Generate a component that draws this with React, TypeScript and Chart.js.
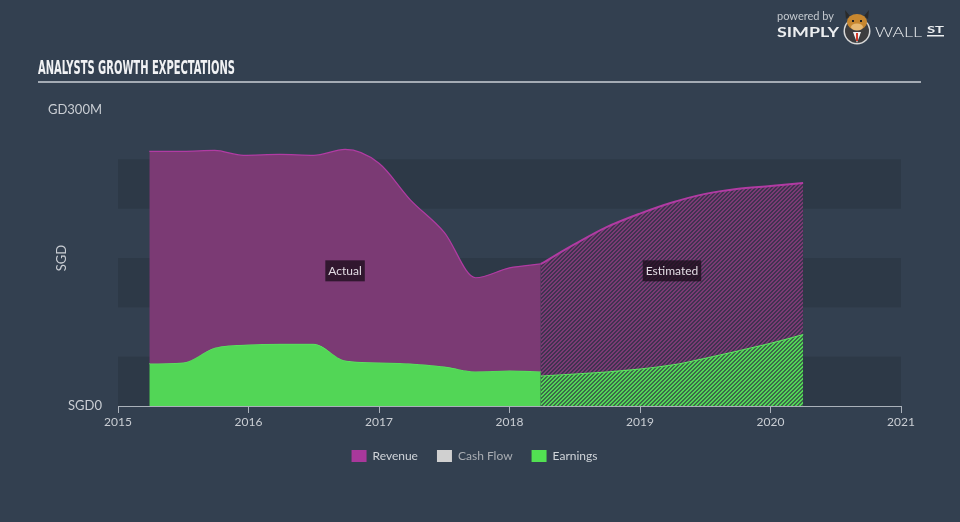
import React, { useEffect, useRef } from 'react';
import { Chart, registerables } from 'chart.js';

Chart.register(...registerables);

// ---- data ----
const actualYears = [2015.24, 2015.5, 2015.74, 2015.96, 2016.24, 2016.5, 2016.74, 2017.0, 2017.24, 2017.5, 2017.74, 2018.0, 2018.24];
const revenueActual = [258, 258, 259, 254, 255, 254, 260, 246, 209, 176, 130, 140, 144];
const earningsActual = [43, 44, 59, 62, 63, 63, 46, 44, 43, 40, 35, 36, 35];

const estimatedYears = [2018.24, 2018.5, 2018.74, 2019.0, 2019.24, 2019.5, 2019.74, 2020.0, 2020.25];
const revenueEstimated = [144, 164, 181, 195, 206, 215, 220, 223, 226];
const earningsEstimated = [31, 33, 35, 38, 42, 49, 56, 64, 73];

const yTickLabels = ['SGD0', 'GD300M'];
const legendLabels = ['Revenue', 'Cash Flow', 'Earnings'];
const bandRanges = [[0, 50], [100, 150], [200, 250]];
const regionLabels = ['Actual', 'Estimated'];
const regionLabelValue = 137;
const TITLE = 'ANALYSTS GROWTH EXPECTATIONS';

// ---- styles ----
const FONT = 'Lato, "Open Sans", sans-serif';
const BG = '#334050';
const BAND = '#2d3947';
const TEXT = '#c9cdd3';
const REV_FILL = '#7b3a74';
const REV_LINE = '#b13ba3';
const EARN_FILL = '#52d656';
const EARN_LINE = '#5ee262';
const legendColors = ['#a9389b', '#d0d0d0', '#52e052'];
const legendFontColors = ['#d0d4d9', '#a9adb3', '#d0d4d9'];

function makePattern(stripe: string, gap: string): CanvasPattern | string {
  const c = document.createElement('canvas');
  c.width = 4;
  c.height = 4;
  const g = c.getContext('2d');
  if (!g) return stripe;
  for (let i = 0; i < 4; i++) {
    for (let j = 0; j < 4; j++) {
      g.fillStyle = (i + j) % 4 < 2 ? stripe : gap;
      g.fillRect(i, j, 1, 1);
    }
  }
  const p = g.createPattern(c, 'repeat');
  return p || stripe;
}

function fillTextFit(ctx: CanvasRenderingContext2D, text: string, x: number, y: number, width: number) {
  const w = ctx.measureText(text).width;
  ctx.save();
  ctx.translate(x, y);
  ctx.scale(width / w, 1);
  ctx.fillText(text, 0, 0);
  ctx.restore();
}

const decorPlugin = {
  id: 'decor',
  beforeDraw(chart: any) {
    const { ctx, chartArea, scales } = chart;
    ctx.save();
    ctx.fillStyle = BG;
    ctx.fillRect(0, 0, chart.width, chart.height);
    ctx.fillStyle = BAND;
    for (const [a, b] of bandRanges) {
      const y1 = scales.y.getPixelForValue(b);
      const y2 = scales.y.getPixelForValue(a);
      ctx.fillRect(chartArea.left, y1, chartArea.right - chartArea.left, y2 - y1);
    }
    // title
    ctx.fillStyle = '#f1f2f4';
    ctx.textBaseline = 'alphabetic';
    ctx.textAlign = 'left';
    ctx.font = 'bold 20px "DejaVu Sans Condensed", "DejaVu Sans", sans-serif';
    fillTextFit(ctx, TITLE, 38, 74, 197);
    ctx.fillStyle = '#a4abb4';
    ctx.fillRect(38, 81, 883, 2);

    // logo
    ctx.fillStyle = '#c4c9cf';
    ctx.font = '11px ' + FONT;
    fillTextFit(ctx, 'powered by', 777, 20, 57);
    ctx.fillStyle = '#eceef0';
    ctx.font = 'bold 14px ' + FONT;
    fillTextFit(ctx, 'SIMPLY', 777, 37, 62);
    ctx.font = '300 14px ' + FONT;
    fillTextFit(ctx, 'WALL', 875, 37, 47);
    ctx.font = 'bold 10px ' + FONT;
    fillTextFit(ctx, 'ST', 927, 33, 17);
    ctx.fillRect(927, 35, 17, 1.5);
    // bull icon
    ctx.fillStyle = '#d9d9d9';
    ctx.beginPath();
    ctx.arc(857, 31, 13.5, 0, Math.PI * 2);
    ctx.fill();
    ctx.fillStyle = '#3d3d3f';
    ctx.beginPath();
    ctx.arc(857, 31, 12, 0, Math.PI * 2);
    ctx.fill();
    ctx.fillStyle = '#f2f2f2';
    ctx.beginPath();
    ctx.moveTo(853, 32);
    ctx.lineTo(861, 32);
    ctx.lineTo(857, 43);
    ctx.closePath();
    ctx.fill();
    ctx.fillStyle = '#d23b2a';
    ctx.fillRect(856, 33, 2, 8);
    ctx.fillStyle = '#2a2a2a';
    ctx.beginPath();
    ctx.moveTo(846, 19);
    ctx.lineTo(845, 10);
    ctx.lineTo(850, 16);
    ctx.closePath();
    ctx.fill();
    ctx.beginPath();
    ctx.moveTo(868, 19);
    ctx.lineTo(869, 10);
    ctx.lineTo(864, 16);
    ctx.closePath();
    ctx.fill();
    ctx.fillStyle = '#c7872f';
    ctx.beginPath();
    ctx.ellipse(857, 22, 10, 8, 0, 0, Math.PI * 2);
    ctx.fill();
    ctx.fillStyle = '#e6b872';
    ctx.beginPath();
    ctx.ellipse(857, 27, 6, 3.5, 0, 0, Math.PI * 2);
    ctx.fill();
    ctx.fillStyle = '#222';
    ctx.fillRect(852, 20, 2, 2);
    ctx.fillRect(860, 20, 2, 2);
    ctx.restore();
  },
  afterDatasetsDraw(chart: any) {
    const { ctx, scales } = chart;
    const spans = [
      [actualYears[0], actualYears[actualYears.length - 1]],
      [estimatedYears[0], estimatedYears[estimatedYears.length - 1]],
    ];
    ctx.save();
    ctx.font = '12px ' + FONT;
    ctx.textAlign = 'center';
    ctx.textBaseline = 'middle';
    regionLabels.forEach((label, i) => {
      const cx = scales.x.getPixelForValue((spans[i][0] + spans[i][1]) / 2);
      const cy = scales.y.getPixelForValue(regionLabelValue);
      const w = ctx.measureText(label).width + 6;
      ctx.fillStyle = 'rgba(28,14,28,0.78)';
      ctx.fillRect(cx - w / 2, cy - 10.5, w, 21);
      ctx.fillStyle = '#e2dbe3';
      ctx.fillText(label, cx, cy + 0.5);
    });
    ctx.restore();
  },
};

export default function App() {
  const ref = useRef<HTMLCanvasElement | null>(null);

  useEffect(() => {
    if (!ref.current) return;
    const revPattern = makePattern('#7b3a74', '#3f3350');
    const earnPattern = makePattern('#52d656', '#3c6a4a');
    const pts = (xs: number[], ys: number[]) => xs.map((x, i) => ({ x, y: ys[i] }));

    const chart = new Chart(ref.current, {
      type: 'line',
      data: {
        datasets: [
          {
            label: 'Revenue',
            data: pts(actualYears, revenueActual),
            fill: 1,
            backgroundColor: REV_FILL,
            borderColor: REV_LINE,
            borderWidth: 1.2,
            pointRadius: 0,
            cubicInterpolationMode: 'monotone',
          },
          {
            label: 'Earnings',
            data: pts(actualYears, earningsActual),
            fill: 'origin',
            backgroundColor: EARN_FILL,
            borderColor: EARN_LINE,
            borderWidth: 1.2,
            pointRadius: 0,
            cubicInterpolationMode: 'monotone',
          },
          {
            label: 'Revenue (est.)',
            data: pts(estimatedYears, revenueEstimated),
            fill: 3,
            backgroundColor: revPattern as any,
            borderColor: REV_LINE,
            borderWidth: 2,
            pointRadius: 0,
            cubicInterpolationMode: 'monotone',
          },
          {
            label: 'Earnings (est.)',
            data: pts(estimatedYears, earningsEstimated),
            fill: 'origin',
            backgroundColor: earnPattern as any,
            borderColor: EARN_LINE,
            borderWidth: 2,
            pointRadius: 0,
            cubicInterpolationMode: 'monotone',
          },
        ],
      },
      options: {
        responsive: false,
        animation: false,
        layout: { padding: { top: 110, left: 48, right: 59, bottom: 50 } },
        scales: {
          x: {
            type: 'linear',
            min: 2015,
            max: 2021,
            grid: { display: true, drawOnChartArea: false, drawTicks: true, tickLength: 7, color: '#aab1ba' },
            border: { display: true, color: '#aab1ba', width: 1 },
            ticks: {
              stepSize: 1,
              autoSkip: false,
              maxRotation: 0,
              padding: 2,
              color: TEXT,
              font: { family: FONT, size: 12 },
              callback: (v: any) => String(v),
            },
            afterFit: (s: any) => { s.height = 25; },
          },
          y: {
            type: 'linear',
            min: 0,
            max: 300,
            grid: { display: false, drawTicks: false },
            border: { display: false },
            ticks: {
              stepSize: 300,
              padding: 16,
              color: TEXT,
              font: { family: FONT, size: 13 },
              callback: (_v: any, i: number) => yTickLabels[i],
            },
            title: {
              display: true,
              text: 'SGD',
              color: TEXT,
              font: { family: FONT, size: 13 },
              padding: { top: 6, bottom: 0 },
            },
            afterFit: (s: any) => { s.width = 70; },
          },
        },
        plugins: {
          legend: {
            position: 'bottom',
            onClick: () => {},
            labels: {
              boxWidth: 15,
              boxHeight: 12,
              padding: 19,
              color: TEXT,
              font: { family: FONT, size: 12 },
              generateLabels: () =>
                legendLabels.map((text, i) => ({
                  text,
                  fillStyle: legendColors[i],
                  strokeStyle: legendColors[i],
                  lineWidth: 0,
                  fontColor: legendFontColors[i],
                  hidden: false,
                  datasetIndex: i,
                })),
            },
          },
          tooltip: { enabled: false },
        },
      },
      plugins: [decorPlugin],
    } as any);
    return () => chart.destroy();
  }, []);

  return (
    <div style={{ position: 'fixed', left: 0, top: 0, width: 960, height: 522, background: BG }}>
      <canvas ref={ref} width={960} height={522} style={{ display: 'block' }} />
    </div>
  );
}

+===+

◆ **Short problem**: Write out an exact copy of the listing, first line through the line containing "56, 64, 73];", with the pictures left out.

◆ **Full output**:
Generate a component that draws this with React, TypeScript and Chart.js.
import React, { useEffect, useRef } from 'react';
import { Chart, registerables } from 'chart.js';

Chart.register(...registerables);

// ---- data ----
const actualYears = [2015.24, 2015.5, 2015.74, 2015.96, 2016.24, 2016.5, 2016.74, 2017.0, 2017.24, 2017.5, 2017.74, 2018.0, 2018.24];
const revenueActual = [258, 258, 259, 254, 255, 254, 260, 246, 209, 176, 130, 140, 144];
const earningsActual = [43, 44, 59, 62, 63, 63, 46, 44, 43, 40, 35, 36, 35];

const estimatedYears = [2018.24, 2018.5, 2018.74, 2019.0, 2019.24, 2019.5, 2019.74, 2020.0, 2020.25];
const revenueEstimated = [144, 164, 181, 195, 206, 215, 220, 223, 226];
const earningsEstimated = [31, 33, 35, 38, 42, 49, 56, 64, 73];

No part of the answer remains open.